Maximizing Anticancer Response with MPS1 and CENPE Inhibition Alongside Apoptosis Induction
Bárbara Pinto,
João P. N. Silva,
Patrícia M. A. Silva,
Daniel José Barbosa,
Bruno Sarmento,
Juliana Carvalho Tavares,
Hassan Bousbaa
Affiliations
Bárbara Pinto
UNIPRO—Oral Pathology and Rehabilitation Research Unit, University Institute of Health Sciences (IUCS), Cooperativa de Ensino Superior Politécnico e Universitário (CESPU), Rua Central de Gandra, 1317, 4585-116 Gandra, Portugal
João P. N. Silva
UNIPRO—Oral Pathology and Rehabilitation Research Unit, University Institute of Health Sciences (IUCS), Cooperativa de Ensino Superior Politécnico e Universitário (CESPU), Rua Central de Gandra, 1317, 4585-116 Gandra, Portugal
Patrícia M. A. Silva
UNIPRO—Oral Pathology and Rehabilitation Research Unit, University Institute of Health Sciences (IUCS), Cooperativa de Ensino Superior Politécnico e Universitário (CESPU), Rua Central de Gandra, 1317, 4585-116 Gandra, Portugal
Daniel José Barbosa
1H-TOXRUN—One Health Toxicology Research Unit, University Institute of Health Sciences, CESPU, CRL, 4585-116 Gandra, Portugal
Bruno Sarmento
i3S—Institute for Research and Innovation in Health, University of Porto, Rua Alfredo Allen 208, 4200-135 Porto, Portugal
Juliana Carvalho Tavares
Department of Physiology and Biophysics, Institute of Biological Sciences, Federal University of Minas Gerais (UFMG), Av.

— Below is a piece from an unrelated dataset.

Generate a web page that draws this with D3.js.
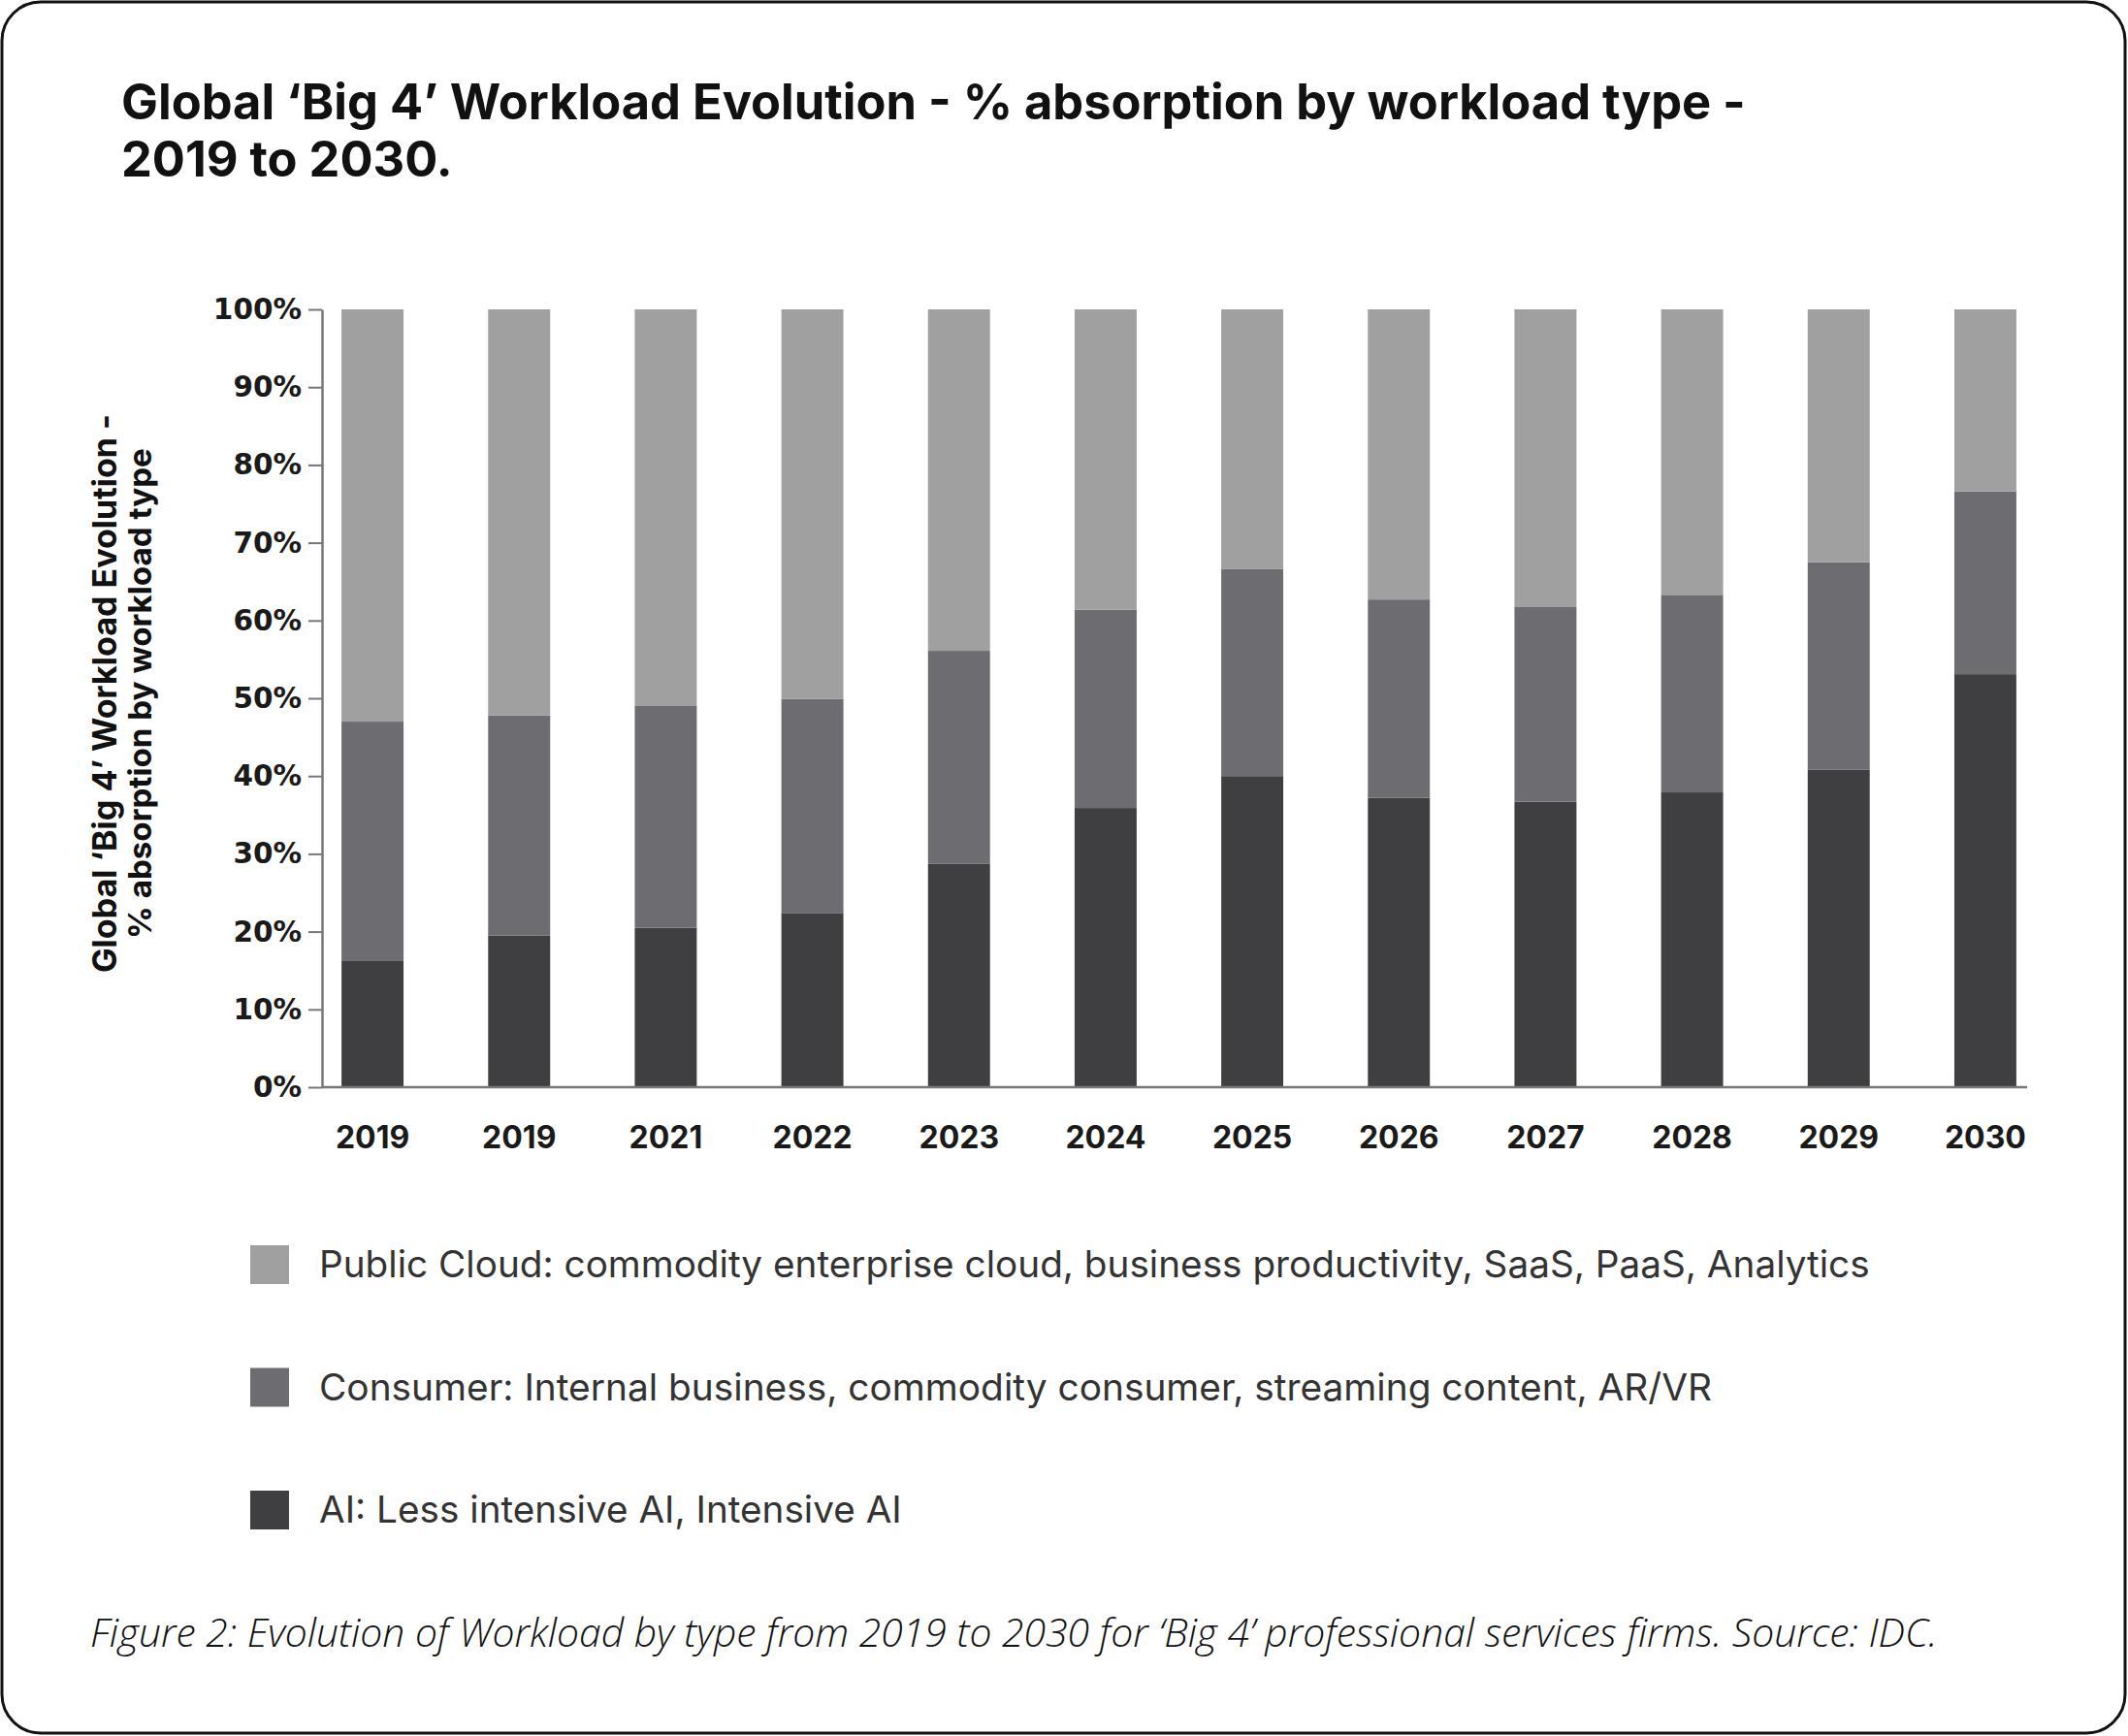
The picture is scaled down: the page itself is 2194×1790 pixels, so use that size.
<!DOCTYPE html>
<html>
<head>
<meta charset="utf-8">
<script src="https://cdn.jsdelivr.net/npm/d3@7"></script>
<style>
  html, body { margin: 0; padding: 0; background: #ffffff; }
  svg { display: block; }
</style>
</head>
<body>
<svg id="chart" width="2194" height="1790"></svg>
<script>
// Years on the category axis (the second bar is labelled 2019 as published)
const categories = ["2019", "2019", "2021", "2022", "2023", "2024", "2025", "2026", "2027", "2028", "2029", "2030"];

// Share of workload (%) per type, bottom to top of each stacked bar
const aiShare          = [16.3, 19.5, 20.5, 22.4, 28.7, 35.9, 40.0, 37.2, 36.7, 37.9, 40.8, 53.1];
const consumerShare    = [30.7, 28.3, 28.5, 27.5, 27.4, 25.5, 26.6, 25.5, 25.1, 25.4, 26.7, 23.5];
const publicCloudShare = [53.0, 52.2, 51.0, 50.1, 43.9, 38.6, 33.4, 37.3, 38.2, 36.7, 32.5, 23.4];

const seriesKeys = ["ai", "consumer", "cloud"];
const seriesColors = { ai: "#3f3f41", consumer: "#6d6c70", cloud: "#a0a0a0" };
const legendLabels = [
  { key: "cloud",    text: "Public Cloud: commodity enterprise cloud, business productivity, SaaS, PaaS, Analytics" },
  { key: "consumer", text: "Consumer: Internal business, commodity consumer, streaming content, AR/VR" },
  { key: "ai",       text: "AI: Less intensive AI, Intensive AI" }
];
const yTicks = [0, 10, 20, 30, 40, 50, 60, 70, 80, 90, 100];

const titleLines = ["Global \u2018Big 4\u2019 Workload Evolution - % absorption by workload type -", "2019 to 2030."];
const yTitleLines = ["Global \u2018Big 4\u2019 Workload Evolution -", "% absorption by workload type"];
const caption = "Figure 2: Evolution of Workload by type from 2019 to 2030 for \u2018Big 4\u2019 professional services firms. Source: IDC.";

const svg = d3.select("#chart");

// Scale a text element's font size so it spans the given width
function fitWidth(sel, width) {
  const w = sel.node().getComputedTextLength();
  const fs = parseFloat(sel.attr("font-size"));
  if (w > 0) sel.attr("font-size", (fs * width / w).toFixed(2));
  return sel;
}

// Card frame
svg.append("rect")
  .attr("x", 2).attr("y", 2)
  .attr("width", 2189).attr("height", 1785)
  .attr("rx", 40).attr("ry", 40)
  .attr("fill", "#ffffff")
  .attr("stroke", "#111111")
  .attr("stroke-width", 3);

// Title
const titleG = svg.append("g").attr("font-family", "Inter, 'Noto Sans', sans-serif").attr("font-weight", 700).attr("fill", "#111");
fitWidth(titleG.append("text").attr("x", 125).attr("y", 123).attr("font-size", 44).text(titleLines[0]), 1675);
const t1size = titleG.select("text").attr("font-size");
titleG.append("text").attr("x", 125).attr("y", 182).attr("font-size", t1size).text(titleLines[1]);

// Data rows for stacking
const rows = categories.map((c, i) => ({ i, ai: aiShare[i], consumer: consumerShare[i], cloud: publicCloudShare[i] }));
const stacked = d3.stack().keys(seriesKeys)(rows);

const x = d3.scaleBand()
  .domain(d3.range(categories.length))
  .range([337, 2094])
  .paddingInner(0.577)
  .paddingOuter(0.1);

const y = d3.scaleLinear().domain([0, 100]).range([1121, 319]);

const axisX0 = 332, axisX1 = 2090;

// Bars
svg.append("g").selectAll("g")
  .data(stacked)
  .join("g")
  .attr("fill", d => seriesColors[d.key])
  .selectAll("rect")
  .data(d => d)
  .join("rect")
  .attr("x", d => x(d.data.i))
  .attr("width", x.bandwidth())
  .attr("y", d => y(d[1]))
  .attr("height", d => y(d[0]) - y(d[1]));

// Y axis
const yAxis = svg.append("g")
  .attr("transform", `translate(${axisX0},0)`)
  .call(d3.axisLeft(y).tickValues(yTicks).tickFormat(d => d + "%").tickSize(14).tickPadding(7).tickSizeOuter(0));
yAxis.select(".domain").attr("stroke", "#777").attr("stroke-width", 2.5);
yAxis.selectAll(".tick line").attr("stroke", "#777").attr("stroke-width", 2);
yAxis.selectAll(".tick text")
  .attr("font-family", "'DejaVu Sans', sans-serif")
  .attr("font-weight", 700)
  .attr("font-size", 29.5)
  .attr("fill", "#1a1a1a");

// X axis
const xAxis = svg.append("g")
  .attr("transform", `translate(0,${y(0)})`)
  .call(d3.axisBottom(x).tickFormat(i => categories[i]).tickSize(0).tickSizeOuter(0));
xAxis.select(".domain").remove();
xAxis.selectAll(".tick text")
  .attr("y", 63).attr("dy", 0)
  .attr("font-family", "Inter, 'Noto Sans', sans-serif")
  .attr("font-weight", 700)
  .attr("font-size", 32)
  .attr("fill", "#1a1a1a");
svg.append("line")
  .attr("x1", axisX0).attr("x2", axisX1)
  .attr("y1", y(0)).attr("y2", y(0))
  .attr("stroke", "#777").attr("stroke-width", 2.5);

// Y axis title (two rotated lines)
const yTitle = svg.append("g")
  .attr("font-family", "Inter, 'Noto Sans', sans-serif")
  .attr("font-weight", 700)
  .attr("fill", "#111")
  .attr("text-anchor", "middle");
fitWidth(yTitle.append("text")
  .attr("transform", "translate(120,715) rotate(-90)")
  .attr("font-size", 28).text(yTitleLines[0]), 576);
fitWidth(yTitle.append("text")
  .attr("transform", "translate(156,715) rotate(-90)")
  .attr("font-size", 28).text(yTitleLines[1]), 506);

// Legend
const legendWidths = [1599, 1437, 601];
const legend = svg.append("g").attr("font-family", "Inter, 'Noto Sans', sans-serif");
legendLabels.forEach((item, k) => {
  const cy = 1304 + k * 126.5;
  legend.append("rect")
    .attr("x", 258).attr("y", cy - 20)
    .attr("width", 40).attr("height", 40)
    .attr("fill", seriesColors[item.key]);
  fitWidth(legend.append("text")
    .attr("x", 329).attr("y", cy + 13)
    .attr("font-size", 38)
    .attr("font-weight", 400)
    .attr("fill", "#333333")
    .text(item.text), legendWidths[k]);
});

// Caption
fitWidth(svg.append("text")
  .attr("x", 93).attr("y", 1698)
  .attr("font-family", "'Open Sans', Lato, sans-serif")
  .attr("font-style", "italic")
  .attr("font-weight", 300)
  .attr("font-size", 38)
  .attr("fill", "#111111")
  .text(caption), 1905);
</script>
</body>
</html>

Pres. Antônio Carlos, 6627, Belo Horizonte 31270-901, Brazil
Hassan Bousbaa
UNIPRO—Oral Pathology and Rehabilitation Research Unit, University Institute of Health Sciences (IUCS), Cooperativa de Ensino Superior Politécnico e Universitário (CESPU), Rua Central de Gandra, 1317, 4585-116 Gandra, Portugal
Antimitotic compounds, targeting key spindle assembly checkpoint (SAC) components (e.g., MPS1, Aurora kinase B, PLK1, KLP1, CENPE), are potential alternatives to microtubule-targeting antimitotic agents (e.g., paclitaxel) to circumvent resistance and side effects associated with their use. They can be classified into mitotic blockers, causing SAC-induced mitotic arrest, or mitotic drivers, pushing cells through aberrant mitosis by overriding SAC. These drugs, although advancing to clinical trials, exhibit unsatisfactory cancer treatment outcomes as monotherapy, probably due to variable cell fate responses driven by cyclin B degradation and apoptosis signal accumulation networks. We investigated the impact of inhibiting anti-apoptotic signals with the BH3-mimetic navitoclax in lung cancer cells treated with the selective CENPE inhibitor GSK923295 (mitotic blocker) or the MPS1 inhibitor BAY1217389 (mitotic driver). Our aim was to steer treated cancer cells towards cell death. BH3-mimetics, in combination with both mitotic blockers and drivers, induced substantial cell death, mainly through apoptosis, in 2D and 3D cultures. Crucially, these synergistic concentrations were less toxic to non-tumor cells. This highlights the significance of combining BH3-mimetics with antimitotics, either blockers or drivers, which have reached the clinical trial phase, to enhance their effectiveness.